You're trying hard to produce more. Your country invests twice what the U.S. does on agricultural research. And, just in case, you've built up big food reserves.

Still, you have to import a lot of animal feed, especially soybeans. You need beans for cooking oil as well.

Your challenge is how to import the agriculture products your country needs consistent with a high priority on food security. What's your strategy?

Way back when, your answer was diversification. Depending too heavily on any one country is risky. What if there's a crop failure? What if a political squabble tempts the country to cut you off? It seemed especially risky to depend too heavily on a country as powerful the United States, which has multiple ways to hurt China.

Yet back then the U.S. was the country with the greatest capacity to meet your voluminous needs. For many years it was your preferred supplier.

To diversify, you needed to encourage another potential supplier to expand production. Brazil was the obvious choice. The Brazilians had a lot of cerrado land that could be planted in soybeans.

They didn't disappoint you. Eyeing that big potential market in China, they planted and planted. Over time, Brazil overtook the U.S. as the world's biggest soybean producer.

Nor is Brazil done expanding. On top of the nearly 120 million acres planted to soybeans now -- nearly 35 million more than the U.S. -- Brazil has another 70 million cerrado acres.

So now you have two big potential suppliers. One is your rival for world supremacy, a country you've been at loggerheads with over trade issues for years. The other is the world's biggest producer of the product and a country you have warming diplomatic relations with.
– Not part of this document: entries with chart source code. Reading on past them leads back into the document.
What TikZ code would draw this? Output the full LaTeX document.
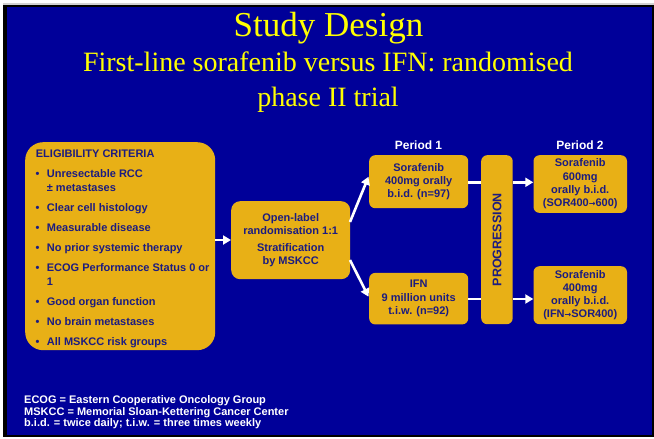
\documentclass[tikz,border=0pt]{standalone}
\usepackage{fontspec}
\setmainfont{Liberation Serif}
\newfontfamily\arialf{Liberation Sans}
\usetikzlibrary{arrows.meta}
\definecolor{bgblue}{RGB}{0,0,153}
\definecolor{gold}{RGB}{232,176,22}
\definecolor{navy}{RGB}{28,28,128}
\definecolor{ttlyellow}{RGB}{255,255,0}
\begin{document}
\begin{tikzpicture}[x=1pt,y=-1pt,
  box/.style={fill=gold, rounded corners=6pt, inner sep=0pt, text=navy, align=center,
    font=\arialf\bfseries\fontsize{11}{13.3}\selectfont},
  wline/.style={draw=white, line width=2.6pt},
  warrow/.style={wline, -{Triangle[length=8pt,width=9pt]}},
  hdr/.style={anchor=base, text=white, inner sep=0pt, font=\arialf\bfseries\fontsize{12}{14}\selectfont},
  itm/.style={anchor=base west, text=navy, inner sep=0pt, font=\arialf\bfseries\fontsize{11}{14}\selectfont},
  ttl/.style={anchor=base, text=ttlyellow, inner sep=0pt},
  foot/.style={anchor=base west, text=white, inner sep=0pt, align=left, font=\arialf\bfseries\fontsize{11}{11.7}\selectfont},
]
\useasboundingbox (0,0) rectangle (654,439);
\fill[white] (0,0) rectangle (654,439);
\fill[gray!35] (3,3.3) rectangle (654,4.7);
\fill[black] (3,4.7) rectangle (654,437.3);
\fill[bgblue] (7,7.3) rectangle (651.7,435);

% titles
\node[ttl, font=\fontsize{35}{40}\selectfont] (title) at (328.5,36) {Study Design};
\node[ttl, font=\fontsize{28}{33}\selectfont] (sub1) at (328,71.7) {First-line sorafenib versus IFN: randomised};
\node[ttl, font=\fontsize{28}{33}\selectfont] (sub2) at (328,106) {phase II trial};

% eligibility box
\node[box, rounded corners=18pt, minimum width=190pt, minimum height=208pt, anchor=north west] (elig) at (25,142) {};
\node[itm] (eh) at (35.7,157.7) {ELIGIBILITY CRITERIA};
\foreach \yy/\txt [count=\i] in {177.7/Unresectable RCC, 211/Clear cell histology, 231/Measurable disease,
   251/No prior systemic therapy, 271.7/ECOG Performance Status 0 or, 305/Good organ function,
   325/No brain metastases, 345.7/All MSKCC risk groups}{
  \node[itm] (b\i) at (35.5,\yy) {•};
  \node[itm] (t\i) at (46.7,\yy) {\txt};
}
\node[itm] (t1b) at (46.7,191) {± metastases};
\node[itm] (t5b) at (46.7,285) {1};

% randomisation box
\node[box, rounded corners=9pt, minimum width=119pt, minimum height=78pt, anchor=north west] (rand) at (231,201)
  {Open-label\\ randomisation 1:1\\[3.3pt] Stratification\\ by MSKCC};

% period 1
\node[hdr] (p1) at (418.5,149.3) {Period 1};
\node[box, minimum width=99pt, minimum height=53pt, anchor=north west] (sor1) at (369,155)
  {Sorafenib\\ 400mg orally\\ b.i.d. (n=97)};
\node[box, minimum width=99pt, minimum height=51.5pt, anchor=north west] (ifn) at (369,272.7)
  {IFN\\ 9 million units\\ t.i.w. (n=92)};

% progression
\node[box, minimum width=31.5pt, minimum height=169pt, anchor=north west] (prog) at (481,155) {};
\node[text=navy, rotate=90, inner sep=0pt, font=\arialf\bfseries\fontsize{12.5}{14}\selectfont] (progt) at (prog.center) {PROGRESSION};

% period 2
\node[hdr] (p2) at (580,149.3) {Period 2};
\node[box, minimum width=93.5pt, minimum height=57.7pt, anchor=north west] (sor2) at (533.3,155)
  {Sorafenib\\ 600mg\\ orally b.i.d.\\ (SOR400{\fontspec{DejaVu Sans}\fontsize{8}{10}\selectfont →}600)};
\node[box, minimum width=93.5pt, minimum height=58pt, anchor=north west] (sor3) at (533.3,266)
  {Sorafenib\\ 400mg\\ orally b.i.d.\\ (IFN{\fontspec{DejaVu Sans}\fontsize{8}{10}\selectfont →}SOR400)};

% connectors
\coordinate (r1) at (350,222);
\coordinate (r2) at (350,260);
\coordinate (s1in) at (368.5,176.7);
\coordinate (i1in) at (368.5,296.7);
\draw[warrow] (elig.east |- 0,240) -- (rand.west |- 0,240);
\draw[warrow] (r1) -- (s1in);
\draw[warrow] (r2) -- (i1in);
\draw[wline] (sor1.east |- 0,182.3) -- (prog.west |- 0,182.3);
\draw[wline] (ifn.east |- 0,299) -- (prog.west |- 0,299);
\draw[warrow] (prog.east |- 0,182.3) -- (sor2.west |- 0,182.3);
\draw[warrow] (prog.east |- 0,299) -- (sor3.west |- 0,299);

% footnotes
\node[foot] (f1) at (24,403.5) {ECOG = Eastern Cooperative Oncology Group};
\node[foot] (f2) at (24,415.2) {MSKCC = Memorial Sloan-Kettering Cancer Center};
\node[foot] (f3) at (24,426.9) {b.i.d. = twice daily; t.i.w. = three times weekly};
\end{tikzpicture}
\end{document}
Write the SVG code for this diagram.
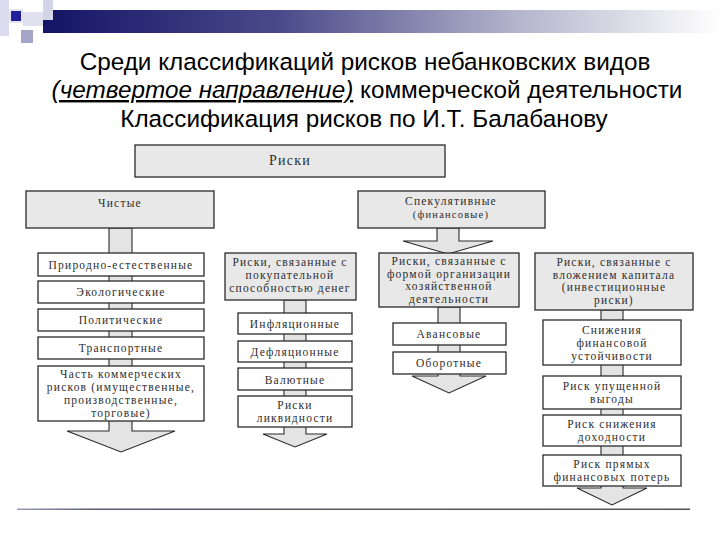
<svg xmlns="http://www.w3.org/2000/svg" width="720" height="540" viewBox="0 0 720 540">
<defs>
<linearGradient id="bar" x1="0" y1="0" x2="1" y2="0">
<stop offset="0" stop-color="#141466"/>
<stop offset="0.35" stop-color="#4a4a8a"/>
<stop offset="0.7" stop-color="#b4b4cc"/>
<stop offset="1" stop-color="#ffffff"/>
</linearGradient>
<linearGradient id="bline" gradientUnits="userSpaceOnUse" x1="17" y1="0" x2="690" y2="0">
<stop offset="0" stop-color="#9a9ab8"/>
<stop offset="0.12" stop-color="#5a5a6a"/>
<stop offset="1" stop-color="#555555"/>
</linearGradient>
</defs>
<style>
.g{fill:#e8e8e8;stroke:#2a2a2a;stroke-width:1.3}
.w{fill:#ffffff;stroke:#2a2a2a;stroke-width:1.3}
.a{fill:#e4e4e4;stroke:#2a2a2a;stroke-width:1.1}
.t{font-family:"Liberation Serif","DejaVu Serif",serif;font-size:11.5px;fill:#2e2e2e;text-anchor:middle;letter-spacing:1.2px}
.h{font-family:"Liberation Sans",Arial,sans-serif;font-size:24.3px;font-weight:400;fill:#000;text-anchor:middle}
</style>
<rect width="720" height="540" fill="#ffffff"/>
<!-- top decoration -->
<g id="decoration">
<rect x="43" y="10" width="677" height="23" fill="url(#bar)"/>
<rect x="0" y="0" width="9" height="36" fill="#dcdcee"/>
<rect x="9" y="9" width="14" height="14" fill="#e4e4f2"/>
<rect x="11" y="11" width="10" height="10" fill="#20209a"/>
<rect x="23" y="12" width="20" height="14" fill="#e0e0ee"/>
<rect x="43" y="0" width="10" height="20" fill="#d4d4e8"/>
<rect x="21" y="30" width="12" height="13" fill="#a4a4c8"/>
</g>
<!-- title -->
<g id="title">
<text class="h" x="365" y="70">Среди классификаций рисков небанковских видов</text>
<text class="h" x="367" y="98"><tspan font-style="italic" text-decoration="underline">(четвертое направление)</tspan> коммерческой деятельности</text>
<text class="h" x="364" y="127">Классификация рисков по И.Т. Балабанову</text>
</g>
<!-- connectors -->
<g id="connectors">
<polygon class="a" points="109,228 132,228 132,431 175,431 121,452 67,431 109,431"/>
<polygon class="a" points="437,228 459,228 459,241 493,241 448,254 403,241 437,241"/>
<polygon class="a" points="284,300 306,300 306,434 327,434 295,447 263,434 284,434"/>
<polygon class="a" points="438,307 460,307 460,376 486,376 449,393 412,376 438,376"/>
<polygon class="a" points="601,310 623,310 623,488 647,488 612,505 577,488 601,488"/>
</g>
<!-- nodes -->
<g id="n-riski">
<rect class="g" x="135" y="145" width="310" height="32"/>
<text class="t" x="290" y="165" style="font-size:14px">Риски</text>
</g>
<g id="n-chistye">
<rect class="g" x="26" y="191" width="188" height="37"/>
<text class="t" x="120" y="207">Чистые</text>
</g>
<g id="n-spek">
<rect class="g" x="358" y="191" width="187" height="37"/>
<text class="t" x="451" y="205">Спекулятивные</text>
<text class="t" x="451" y="218" style="font-size:10.5px">(финансовые)</text>
</g>
<g id="n-prirod">
<rect class="w" x="38" y="253" width="166" height="23"/>
<text class="t" x="121" y="269">Природно-естественные</text>
</g>
<g id="n-ekolog">
<rect class="w" x="38" y="281" width="166" height="22"/>
<text class="t" x="121" y="296">Экологические</text>
</g>
<g id="n-polit">
<rect class="w" x="38" y="309" width="166" height="22"/>
<text class="t" x="121" y="324">Политические</text>
</g>
<g id="n-transp">
<rect class="w" x="38" y="337" width="166" height="22"/>
<text class="t" x="121" y="352">Транспортные</text>
</g>
<g id="n-chast">
<rect class="w" x="38" y="366" width="166" height="55"/>
<text class="t" x="121" y="378">Часть коммерческих</text>
<text class="t" x="121" y="391">рисков (имущественные,</text>
<text class="t" x="121" y="404">производственные,</text>
<text class="t" x="121" y="417">торговые)</text>
</g>
<g id="n-pokup">
<rect class="g" x="225" y="253" width="131" height="47"/>
<text class="t" x="290" y="266">Риски, связанные с</text>
<text class="t" x="290" y="279">покупательной</text>
<text class="t" x="290" y="292">способностью денег</text>
</g>
<g id="n-infl">
<rect class="w" x="238" y="313" width="114" height="21"/>
<text class="t" x="295" y="328">Инфляционные</text>
</g>
<g id="n-defl">
<rect class="w" x="238" y="341" width="114" height="21"/>
<text class="t" x="295" y="356">Дефляционные</text>
</g>
<g id="n-valut">
<rect class="w" x="238" y="368" width="114" height="22"/>
<text class="t" x="295" y="384">Валютные</text>
</g>
<g id="n-likv">
<rect class="w" x="238" y="396" width="114" height="31"/>
<text class="t" x="295" y="409">Риски</text>
<text class="t" x="295" y="422">ликвидности</text>
</g>
<g id="n-forma">
<rect class="g" x="379" y="253" width="140" height="54"/>
<text class="t" x="449" y="265">Риски, связанные с</text>
<text class="t" x="449" y="277.5">формой организации</text>
<text class="t" x="449" y="290">хозяйственной</text>
<text class="t" x="449" y="302.5">деятельности</text>
</g>
<g id="n-avans">
<rect class="w" x="393" y="323" width="113" height="22"/>
<text class="t" x="449" y="338">Авансовые</text>
</g>
<g id="n-oborot">
<rect class="w" x="393" y="352" width="113" height="22"/>
<text class="t" x="449" y="367">Оборотные</text>
</g>
<g id="n-vlozh">
<rect class="g" x="535" y="253" width="158" height="57"/>
<text class="t" x="614" y="266">Риски, связанные с</text>
<text class="t" x="614" y="278.5">вложением капитала</text>
<text class="t" x="614" y="291">(инвестиционные</text>
<text class="t" x="614" y="303.5">риски)</text>
</g>
<g id="n-snizh">
<rect class="w" x="543" y="320" width="138" height="45"/>
<text class="t" x="612" y="334">Снижения</text>
<text class="t" x="612" y="347">финансовой</text>
<text class="t" x="612" y="360">устойчивости</text>
</g>
<g id="n-upush">
<rect class="w" x="543" y="376" width="138" height="33"/>
<text class="t" x="612" y="390">Риск упущенной</text>
<text class="t" x="612" y="403">выгоды</text>
</g>
<g id="n-dohod">
<rect class="w" x="543" y="415" width="138" height="31"/>
<text class="t" x="612" y="428">Риск снижения</text>
<text class="t" x="612" y="441">доходности</text>
</g>
<g id="n-poter">
<rect class="w" x="543" y="455" width="138" height="31"/>
<text class="t" x="612" y="468">Риск прямых</text>
<text class="t" x="612" y="481">финансовых потерь</text>
</g>
<rect x="17" y="508.5" width="673" height="1.5" fill="url(#bline)"/>
</svg>
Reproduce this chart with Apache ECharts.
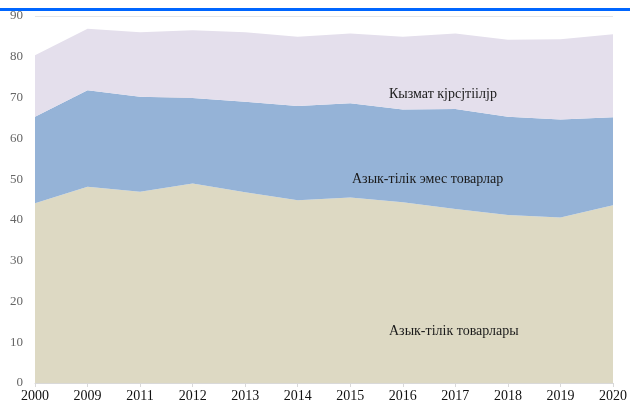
<!DOCTYPE html>
<html>
<head>
<meta charset="utf-8">
<script src="https://cdn.jsdelivr.net/npm/echarts@6/dist/echarts.min.js"></script>
<style>
  html, body { margin: 0; padding: 0; background: #fff; }
  #chart { width: 630px; height: 404px; }
</style>
</head>
<body>
<div id="chart"></div>
<script>
const years = ["2000", "2009", "2011", "2012", "2013", "2014", "2015", "2016", "2017", "2018", "2019", "2020"];
// shares, stacked from bottom up
const food = [44.1, 48.1, 46.9, 48.9, 46.8, 44.8, 45.5, 44.3, 42.7, 41.2, 40.6, 43.6];
const nonFood = [21.2, 23.7, 23.3, 21.0, 22.2, 23.1, 23.1, 22.8, 24.5, 24.1, 24.0, 21.6];
const services = [15.1, 15.1, 15.8, 16.6, 17.0, 17.0, 17.1, 17.8, 18.5, 18.9, 19.7, 20.3];
const seriesNames = ["Азык-тiлiк товарлары", "Азык-тiлiк эмес товарлар", "Кызмат кјрсјтiiлјр"];

const serif = "Liberation Serif";

function area(name, data, color) {
  return {
    name: name,
    type: "line",
    stack: "total",
    data: data,
    symbol: "none",
    lineStyle: { width: 0 },
    areaStyle: { color: color, opacity: 1 },
    silent: true
  };
}

function note(text, x, y) {
  return {
    type: "text", left: x, top: y, z: 100,
    style: { text: text, fontFamily: serif, fontSize: 14, fill: "#1a1a1a" }
  };
}

const chart = echarts.init(document.getElementById("chart"));
chart.setOption({
  animation: false,
  grid: { left: 35, right: 16, top: 16, bottom: 21 },
  xAxis: {
    type: "category",
    data: years,
    boundaryGap: false,
    axisLine: { lineStyle: { color: "#d9d9d9" } },
    axisTick: { show: true, length: 4, lineStyle: { color: "#d9d9d9" } },
    axisLabel: { color: "#111", fontFamily: serif, fontSize: 14, margin: 6 }
  },
  yAxis: {
    type: "value",
    min: 0,
    max: 90,
    interval: 10,
    axisLine: { show: false },
    axisTick: { show: false },
    splitLine: { lineStyle: { color: "#e6e6e6" } },
    axisLabel: { color: "#666", fontFamily: serif, fontSize: 13, margin: 12 }
  },
  series: [
    area(seriesNames[0], food, "#ddd9c3"),
    area(seriesNames[1], nonFood, "#95b3d7"),
    area(seriesNames[2], services, "#e4dfec")
  ],
  graphic: [
    { type: "rect", left: 0, top: 8, z: 1, shape: { width: 630, height: 3 }, style: { fill: "#0066ff" } },
    note(seriesNames[2], 389, 87),
    note(seriesNames[1], 352, 172),
    note(seriesNames[0], 389, 324)
  ]
});
</script>
</body>
</html>
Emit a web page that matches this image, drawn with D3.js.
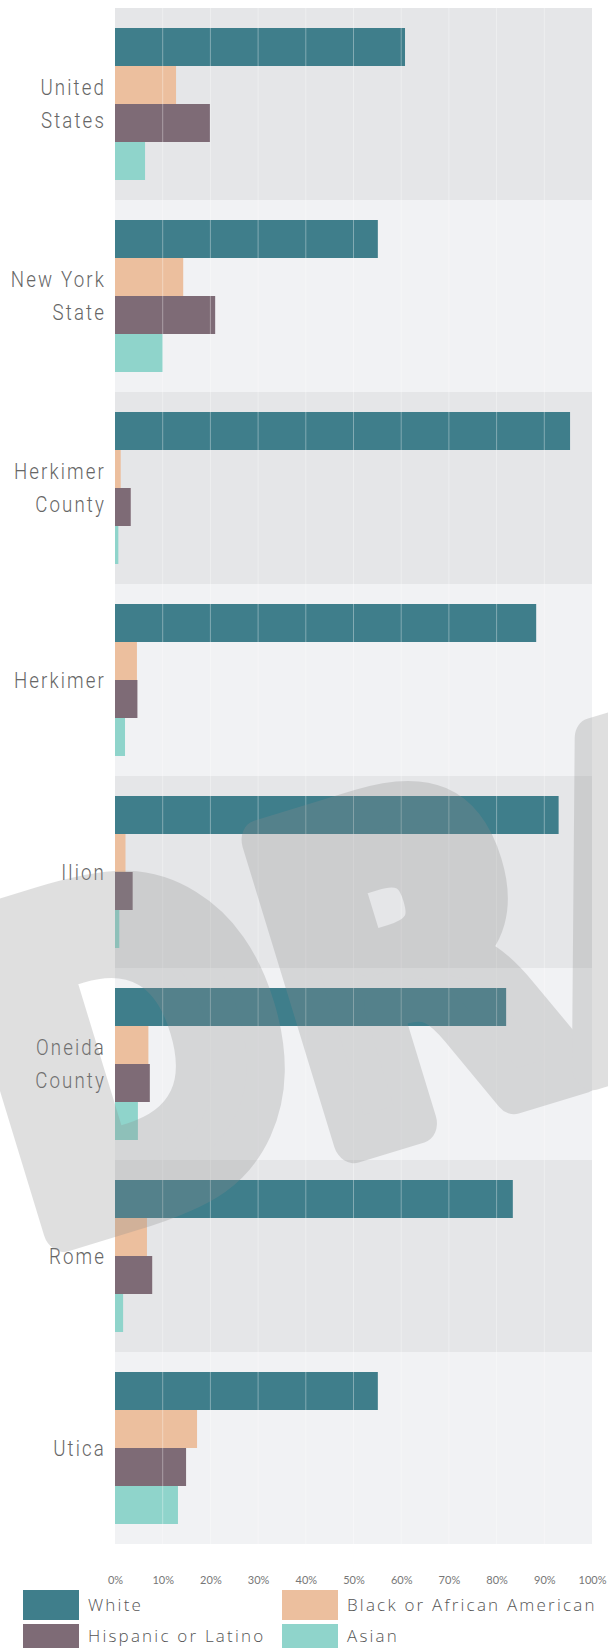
<!DOCTYPE html>
<html>
<head>
<meta charset="utf-8">
<script src="https://cdn.jsdelivr.net/npm/d3@7"></script>
<style>
  body { margin: 0; background: #fff; }
  svg { display: block; }
</style>
</head>
<body>
<div id="chart"></div>
<script>
// Data (percent of population)
const places = ["United States", "New York State", "Herkimer County", "Herkimer", "Ilion", "Oneida County", "Rome", "Utica"];
const placeLines = [["United", "States"], ["New York", "State"], ["Herkimer", "County"], ["Herkimer"], ["Ilion"], ["Oneida", "County"], ["Rome"], ["Utica"]];
const groups = ["White", "Black or African American", "Hispanic or Latino", "Asian"];
const white = [60.8, 55.1, 95.4, 88.3, 93.0, 82.0, 83.4, 55.1];
const black = [12.8, 14.3, 1.2, 4.6, 2.2, 7.0, 6.7, 17.2];
const hispanic = [19.9, 21.0, 3.3, 4.7, 3.7, 7.3, 7.8, 14.9];
const asian = [6.3, 10.0, 0.7, 2.1, 0.9, 4.8, 1.7, 13.2];
const tickValues = [0, 10, 20, 30, 40, 50, 60, 70, 80, 90, 100];
const colors = ["#3f7e8b", "#ecbf9e", "#7e6b76", "#8fd4cb"];

function raceBars (chartDiv) {

    const width = 608
    const height = 1648

    const series = [white, black, hispanic, asian];
    const rows = places.map((p, i) => ({
        place: p,
        lines: placeLines[i],
        values: groups.map((g, j) => ({ group: g, value: series[j][i] }))
    }));

    const svg = d3.select(chartDiv)
        .append("svg")
        .attr("width", width)
        .attr("height", height);

    // scales
    const x = d3.scaleLinear().domain([0, 100]).range([115, 592]);
    const y = d3.scaleBand().domain(places).range([8, 1544]);
    const inner = d3.scaleBand().domain(groups).range([20, y.bandwidth() - 20]);
    const color = d3.scaleOrdinal().domain(groups).range(colors);

    // alternating background bands
    svg.selectAll(".band")
        .data(rows)
        .enter()
        .append("rect")
        .attr("x", x(0))
        .attr("y", d => y(d.place))
        .attr("width", x(100) - x(0))
        .attr("height", y.bandwidth())
        .style("fill", (d, i) => i % 2 === 0 ? "#e5e6e8" : "#f1f2f4");

    // bars
    const groupG = svg.selectAll(".place")
        .data(rows)
        .enter()
        .append("g")
        .attr("transform", d => `translate(0,${y(d.place)})`);

    groupG.selectAll("rect")
        .data(d => d.values)
        .enter()
        .append("rect")
        .attr("x", x(0))
        .attr("y", d => inner(d.group))
        .attr("width", d => x(d.value) - x(0))
        .attr("height", inner.bandwidth())
        .style("fill", d => color(d.group));

    // faint white gridlines over everything
    svg.selectAll(".grid")
        .data(tickValues.slice(1, -1))
        .enter()
        .append("line")
        .attr("x1", d => x(d))
        .attr("x2", d => x(d))
        .attr("y1", y.range()[0])
        .attr("y2", y.range()[1])
        .style("stroke", "#fff")
        .style("stroke-opacity", 0.35)
        .style("stroke-width", 1);

    // place labels (narrow, light)
    const sx = 0.85;
    groupG.each(function (d) {
        const n = d.lines.length;
        const mid = y.bandwidth() / 2;
        d3.select(this).selectAll(".lbl")
            .data(d.lines)
            .enter()
            .append("text")
            .attr("transform", `scale(${sx},1)`)
            .attr("x", 106 / sx)
            .attr("y", (t, k) => mid + (k - (n - 1) / 2) * 33)
            .attr("dy", "0.36em")
            .attr("text-anchor", "end")
            .style("font-family", "Roboto, sans-serif")
            .style("font-weight", 300)
            .style("font-size", "22px")
            .style("letter-spacing", "2.5px")
            .style("fill", "#666")
            .text(t => t);
    });

    // x axis labels
    const axis = svg.append("g")
        .attr("transform", "translate(0,1580)")
        .call(d3.axisBottom(x).tickValues(tickValues).tickFormat(d => d + "%").tickSize(0));
    axis.select(".domain").remove();
    axis.selectAll("text")
        .attr("y", 0)
        .attr("dy", "0.35em")
        .style("font-family", "Lato, sans-serif")
        .style("font-weight", 400)
        .style("font-size", "11px")
        .style("fill", "#777");

    // legend
    const legend = svg.selectAll(".legend")
        .data(groups)
        .enter()
        .append("g")
        .attr("transform", (d, i) => `translate(${i % 2 === 0 ? 23 : 282},${i < 2 ? 1590 : 1624})`);

    legend.append("rect")
        .attr("width", 56)
        .attr("height", 30)
        .style("fill", d => color(d));

    legend.append("text")
        .attr("x", 65)
        .attr("y", (d, i) => i < 2 ? 15 : 12)
        .attr("dy", "0.36em")
        .style("font-family", "'Open Sans', sans-serif")
        .style("font-weight", 300)
        .style("font-size", "17px")
        .style("letter-spacing", "2.2px")
        .style("fill", "#555")
        .text(d => d);

    // DRAFT watermark
    svg.append("text")
        .attr("transform", "translate(30,1240) rotate(-17) scale(0.85,1)")
        .style("font-family", "DejaVu Sans, sans-serif")
        .style("font-weight", 700)
        .style("font-size", "430px")
        .style("fill", "#8c8c8c")
        .style("stroke", "#8c8c8c")
        .style("stroke-width", 44)
        .style("stroke-linejoin", "round")
        .style("opacity", 0.27)
        .text("DRAFT");
}

document.addEventListener("DOMContentLoaded", function() {
    raceBars("#chart");
});
</script>
</body>
</html>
Not a hard call, is it? Brazil is your preferred supplier. During the last 20 years or so, Brazil's exports of soybeans have quadrupled, mostly thanks to you. You're their big customer.

Brazil runs a big trade surplus with China. You don't mind. Food security is worth a trade deficit -- and your country runs big trade surpluses with more than enough other countries to compensate.

Not only are you buying from Brazil, you're helping solve one of Brazilian agriculture's biggest problems: getting product to export markets. Your countrymen are developing an enormous export terminal at Santos near Sao Paolo and railroad lines that could someday move soybeans from Brazil to a Chinese port in Peru. (https://www.wsj.com/…)

Of course, even if Brazil could supply all your needs you would continue to buy from other countries, including the U.S. You don't want to rely totally on any one supplier. You would no doubt resume significant purchases from the U.S. in exchange for tariff reductions on your exports of manufactured products.

Not a quadrupling, though. You are very comfortable with Brazil as your permanent preferred supplier.